Investigations taxing for Wal-Mart board members
The past year has been taxing for Wal-Mart directors serving on the retailer’s audit committee due to the ongoing global investigation into ethics and alleged bribery allegations made public in April 2012.
In the annual proxy filing released Monday (April 22), Wal-Mart Stores noted to shareholders that the company paid audit committee members more than the standard director fee because of the extra work they took on regarding those investigations.
Three directors will not stand for re-election, including Arnie Sorenson, chief executive for Marriott International, who served on the audit committee. James Breyer, the board's presiding director, and M. Michele Burns are each leaving the board after more than 10 years of service.
During this past year the audit committee met 15 times, while other committees met an average of six times in sync with the six meetings conducted by the full board, according to the proxy filing. Audit committee members were paid an additional $60,000 fee, while the committee's chairman, Christopher Williams, received $85,000 in compensation for their service last year.
Wal-Mart cited the audit committee's extra work in the proxy filing and decided to double the cash portion of the annual retainer for audit committee members, and doubled the chair fee for the chair of the audit committee. Wal-Mart paid Williams a total of $189,000 in fees for fiscal 2013, the most of any of the 15 board members who are not part of Wal-Mart's management team. He has been a board member since 2004.
The additional payments to audit committee totaled $325,000 and add to the $157 million the company said it spent last year on its investigation into the bribery allegations in Mexico, Brazil, China and India, and the internal improvements to the retailer's compliance protocols.
MERIT PAY
Wal-Mart executives for the most part enjoyed fruitful gains in their total compensation packages last year as their core performance bonuses paid off on the heels of a stronger overall sales and income.
Wal-Mart posted a 5% increase in sales to $466.1 billion last year.
CEO, Mike Duke, 63, earned $20.7 million last year, up from $18.1 million a year earlier. His higher pay is a combination of a 4% rise in annual salary and a fatter bonus based on improving sales.
Duke received a base salary of $1.3 million and stock awards of $13.6 million.
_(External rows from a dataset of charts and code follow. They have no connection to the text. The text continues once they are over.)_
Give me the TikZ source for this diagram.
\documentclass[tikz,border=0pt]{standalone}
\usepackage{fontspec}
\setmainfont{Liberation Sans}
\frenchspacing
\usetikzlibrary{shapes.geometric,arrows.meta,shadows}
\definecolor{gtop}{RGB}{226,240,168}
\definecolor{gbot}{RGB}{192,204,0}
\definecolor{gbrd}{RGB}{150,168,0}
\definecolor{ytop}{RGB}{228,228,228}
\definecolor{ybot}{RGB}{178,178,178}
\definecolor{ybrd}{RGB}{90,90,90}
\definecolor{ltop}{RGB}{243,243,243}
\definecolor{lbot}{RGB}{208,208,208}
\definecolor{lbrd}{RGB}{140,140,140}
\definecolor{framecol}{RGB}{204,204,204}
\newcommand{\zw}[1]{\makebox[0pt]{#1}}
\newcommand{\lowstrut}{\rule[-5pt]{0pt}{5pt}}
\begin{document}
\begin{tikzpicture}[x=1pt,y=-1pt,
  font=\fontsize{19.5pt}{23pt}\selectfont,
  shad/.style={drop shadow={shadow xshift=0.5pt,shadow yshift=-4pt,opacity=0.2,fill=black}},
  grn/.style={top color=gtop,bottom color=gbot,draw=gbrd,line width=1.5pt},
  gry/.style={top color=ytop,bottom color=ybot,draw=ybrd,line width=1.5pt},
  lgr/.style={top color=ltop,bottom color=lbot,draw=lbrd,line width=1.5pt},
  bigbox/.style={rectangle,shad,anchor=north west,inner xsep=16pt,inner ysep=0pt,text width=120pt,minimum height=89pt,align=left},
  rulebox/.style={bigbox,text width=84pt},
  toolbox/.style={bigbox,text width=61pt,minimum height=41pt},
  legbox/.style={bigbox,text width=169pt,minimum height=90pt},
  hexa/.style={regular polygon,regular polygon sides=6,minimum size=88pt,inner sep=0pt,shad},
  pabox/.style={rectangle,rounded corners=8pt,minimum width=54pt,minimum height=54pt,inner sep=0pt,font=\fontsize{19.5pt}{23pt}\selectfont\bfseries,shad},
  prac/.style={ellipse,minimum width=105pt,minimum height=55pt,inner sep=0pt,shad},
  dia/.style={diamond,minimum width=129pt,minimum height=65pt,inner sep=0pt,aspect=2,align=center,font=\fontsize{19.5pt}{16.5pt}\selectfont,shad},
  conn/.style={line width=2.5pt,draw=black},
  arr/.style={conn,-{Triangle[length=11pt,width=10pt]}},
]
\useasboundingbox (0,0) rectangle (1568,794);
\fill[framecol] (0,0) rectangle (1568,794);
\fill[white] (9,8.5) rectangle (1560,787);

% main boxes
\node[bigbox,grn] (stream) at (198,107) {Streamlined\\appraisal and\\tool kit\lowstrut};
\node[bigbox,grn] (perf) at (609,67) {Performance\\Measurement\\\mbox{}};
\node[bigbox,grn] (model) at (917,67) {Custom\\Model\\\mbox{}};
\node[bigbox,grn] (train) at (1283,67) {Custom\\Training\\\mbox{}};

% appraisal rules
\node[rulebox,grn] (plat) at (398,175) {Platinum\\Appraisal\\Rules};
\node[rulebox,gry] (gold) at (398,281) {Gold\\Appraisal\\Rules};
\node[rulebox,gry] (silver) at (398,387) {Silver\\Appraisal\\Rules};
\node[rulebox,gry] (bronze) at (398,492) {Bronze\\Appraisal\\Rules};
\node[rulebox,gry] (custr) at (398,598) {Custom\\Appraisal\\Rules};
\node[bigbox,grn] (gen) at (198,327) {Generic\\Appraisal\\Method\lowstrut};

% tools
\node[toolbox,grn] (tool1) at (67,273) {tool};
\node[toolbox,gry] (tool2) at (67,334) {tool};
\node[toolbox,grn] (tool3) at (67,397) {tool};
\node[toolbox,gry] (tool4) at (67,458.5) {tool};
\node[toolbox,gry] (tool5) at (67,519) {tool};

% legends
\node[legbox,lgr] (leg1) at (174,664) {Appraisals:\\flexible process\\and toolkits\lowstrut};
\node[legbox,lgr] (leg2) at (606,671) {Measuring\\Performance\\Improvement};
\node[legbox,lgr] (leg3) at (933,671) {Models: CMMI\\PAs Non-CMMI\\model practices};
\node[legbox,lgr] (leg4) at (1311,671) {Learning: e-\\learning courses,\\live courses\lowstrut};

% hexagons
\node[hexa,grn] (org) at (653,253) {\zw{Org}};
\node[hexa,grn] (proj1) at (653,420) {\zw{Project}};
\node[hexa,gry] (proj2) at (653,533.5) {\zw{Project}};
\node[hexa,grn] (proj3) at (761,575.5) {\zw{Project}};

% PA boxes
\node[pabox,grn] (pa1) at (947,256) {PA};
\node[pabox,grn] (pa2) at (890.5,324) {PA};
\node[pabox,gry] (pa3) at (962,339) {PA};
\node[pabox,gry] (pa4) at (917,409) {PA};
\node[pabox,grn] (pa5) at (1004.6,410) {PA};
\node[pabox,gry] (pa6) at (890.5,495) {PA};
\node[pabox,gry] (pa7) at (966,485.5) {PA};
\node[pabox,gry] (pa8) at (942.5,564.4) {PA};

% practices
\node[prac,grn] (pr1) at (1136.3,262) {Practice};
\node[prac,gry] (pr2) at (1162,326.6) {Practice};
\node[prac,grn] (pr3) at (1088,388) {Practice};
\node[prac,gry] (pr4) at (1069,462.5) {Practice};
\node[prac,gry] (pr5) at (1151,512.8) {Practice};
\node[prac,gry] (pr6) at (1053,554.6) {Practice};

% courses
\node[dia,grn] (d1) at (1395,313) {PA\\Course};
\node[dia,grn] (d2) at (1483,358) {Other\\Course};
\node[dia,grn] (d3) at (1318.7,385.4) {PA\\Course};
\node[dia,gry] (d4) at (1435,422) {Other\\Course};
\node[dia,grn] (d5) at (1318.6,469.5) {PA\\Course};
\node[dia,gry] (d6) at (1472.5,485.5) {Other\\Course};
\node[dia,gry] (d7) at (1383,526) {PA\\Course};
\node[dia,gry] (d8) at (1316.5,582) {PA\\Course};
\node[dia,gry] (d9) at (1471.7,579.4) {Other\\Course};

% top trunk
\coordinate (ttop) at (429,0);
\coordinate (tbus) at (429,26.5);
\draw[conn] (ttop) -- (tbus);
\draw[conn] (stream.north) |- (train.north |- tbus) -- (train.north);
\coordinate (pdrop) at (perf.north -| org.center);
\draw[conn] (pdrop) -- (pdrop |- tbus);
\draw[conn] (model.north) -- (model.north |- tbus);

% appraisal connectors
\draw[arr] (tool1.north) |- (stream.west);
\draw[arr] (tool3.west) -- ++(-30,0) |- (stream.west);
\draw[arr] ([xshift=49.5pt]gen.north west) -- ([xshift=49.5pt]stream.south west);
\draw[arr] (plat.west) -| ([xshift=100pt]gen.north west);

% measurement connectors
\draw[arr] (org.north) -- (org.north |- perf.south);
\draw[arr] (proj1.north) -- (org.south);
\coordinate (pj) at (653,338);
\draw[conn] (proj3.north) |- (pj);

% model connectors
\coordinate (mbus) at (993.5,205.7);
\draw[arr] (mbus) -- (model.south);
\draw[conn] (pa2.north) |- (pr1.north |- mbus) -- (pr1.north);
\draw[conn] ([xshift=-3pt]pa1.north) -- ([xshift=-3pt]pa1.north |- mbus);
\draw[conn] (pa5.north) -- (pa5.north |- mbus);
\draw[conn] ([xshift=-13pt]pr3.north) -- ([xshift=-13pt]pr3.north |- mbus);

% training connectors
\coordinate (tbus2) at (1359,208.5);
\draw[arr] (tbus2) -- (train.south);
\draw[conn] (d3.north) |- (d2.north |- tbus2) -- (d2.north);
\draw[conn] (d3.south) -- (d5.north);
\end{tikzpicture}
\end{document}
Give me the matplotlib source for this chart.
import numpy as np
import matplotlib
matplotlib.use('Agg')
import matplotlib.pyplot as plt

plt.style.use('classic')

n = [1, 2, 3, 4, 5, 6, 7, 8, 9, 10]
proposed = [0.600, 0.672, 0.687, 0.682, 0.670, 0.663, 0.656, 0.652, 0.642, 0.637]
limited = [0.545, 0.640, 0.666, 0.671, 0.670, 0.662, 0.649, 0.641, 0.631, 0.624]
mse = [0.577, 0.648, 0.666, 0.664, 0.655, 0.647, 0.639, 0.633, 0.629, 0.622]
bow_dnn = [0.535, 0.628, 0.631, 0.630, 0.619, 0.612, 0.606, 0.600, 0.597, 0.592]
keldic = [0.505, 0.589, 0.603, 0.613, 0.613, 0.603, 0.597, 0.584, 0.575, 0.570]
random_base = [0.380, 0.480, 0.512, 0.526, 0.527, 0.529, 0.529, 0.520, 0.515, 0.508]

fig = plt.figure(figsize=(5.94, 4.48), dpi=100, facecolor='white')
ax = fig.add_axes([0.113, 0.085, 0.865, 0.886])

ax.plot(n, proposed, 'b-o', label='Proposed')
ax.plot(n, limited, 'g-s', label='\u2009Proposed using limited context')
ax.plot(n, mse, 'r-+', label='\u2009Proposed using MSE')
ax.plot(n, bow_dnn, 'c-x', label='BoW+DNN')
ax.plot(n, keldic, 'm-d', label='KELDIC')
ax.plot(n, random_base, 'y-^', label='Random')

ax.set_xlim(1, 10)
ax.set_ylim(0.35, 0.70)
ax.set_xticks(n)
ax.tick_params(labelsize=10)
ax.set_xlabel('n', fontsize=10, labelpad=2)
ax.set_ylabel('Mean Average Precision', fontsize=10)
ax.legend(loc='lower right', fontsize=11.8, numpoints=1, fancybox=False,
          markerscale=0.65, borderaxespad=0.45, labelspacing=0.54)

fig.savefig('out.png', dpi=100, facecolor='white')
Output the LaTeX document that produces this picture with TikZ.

His performance-based cash bonus jumped to $4.4 million up from $2.9 million, according to the filing. Other compensation totaled $644,450, the perks included $101,947 for the use of the company aircraft.
Charles Holley, chief financial officer, earned a total of $6.63 million, up 29.8% from the prior year, hoister higher by a 2.78% salary hike and bigger bonus as well.
Bill Simon, CEO of Walmart U.S., earned $11.22 million, up 32.9% from a year ago. Doug McMillon, CEO of Walmart International, earned $9.563 million, down from $10.96 million in the prior year, challenging global growth is the reason for the dip in overall performance income for McMillon.
Newcomer Rosalind Brewer, CEO of Sam’s Club, received compensation totaling $14.457 million last year, her first year in senior level management with the retailer. The total income reflects two years of cash performance stock awards given her start date near the tail-end of fiscal 2012.
DISGRUNTLED STAKEHOLDERS
Despite record stock prices this past year, huge dividend payments and overall strong financial performance, some stakeholders remain disgruntled by the ongoing ethics violations.
The United Food and Commercial Workers International Union and its OUR Walmart subsidiary are calling for Duke and Rob Walton, son the company founder, to be ousted.
The groups sent letters to Wal-Mart's global ethics office calling for Wal-Mart's board to remove Duke and Rob Walton "for their failure in leadership in preventing the alleged bribery, trying to cover it up" and not setting up controls or actions to fix the internal ethics violations.
Duke and Walton were implicated as “potentially knowing” about the alleged bribery dealings in the company’s Mexican business unit and not notifying their regulatory oversight agency in a timely fashion.
Shares of Wal-Mart (NYSE: WMT) dipped to $77.97 on Monday after setting an all-time high of $79.28 just one week ago.